The immigrant mix is an interesting backdrop to the novel. Alexandra’s family and Carl are Swedish. Marie and Frank are Bohemian. There are also Norwegians, Germans, French families, and an Irishman. Indians are mentioned but never appear. Emil goes to Mexico, but there are no Mexicans in Nebraska. Marie’s Catholic faith and the Catholic church are prominent in the novel. She attends the French church. “The French and Bohemian boys were spirited and jolly, liked variety, and were as much predisposed to favor anything new as the Scandinavian boys were to reject it. The Norwegian and Swedish lads were much more self-centered, apt to be egotistical and jealous” (p.133). But the immigrants mix freely. Emil’s best friend is Amedee, a Frenchman, and Carl is attracted to Marie, while Marie’s Bohemian husband, Frank, has a reserved character that makes him more like the Scandinavians. It’s nice to be reminded of America’s European immigrant past, and refreshing that the different groups are portrayed as curious and respectful of each other, not clannish.

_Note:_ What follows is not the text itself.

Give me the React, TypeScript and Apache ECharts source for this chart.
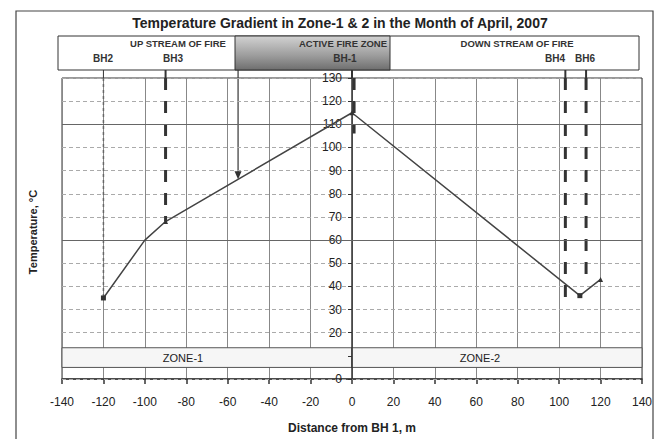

I read the book because my husband was looking for something he could assign his eighth grade American history students to read. It’s the right length and an interesting part of our national story, but I think young folks would be bored. I can see why I didn’t finish Death Comes for the Archbishop at that age. Until the dramatic murder in the orchard the novel is quiet. The dual romances are hinted at, but not passionate and neither Alexandra nor Marie spend any time pining over a partner they can’t have, so their situation creates little drama. Most of the incidents are small observations of small country lives: planting, sewing, baking, a church fair. I was surprised at the beauty of Cather’s writing, which was lovely. It’s a novel to be appreciated by adults who admire such things.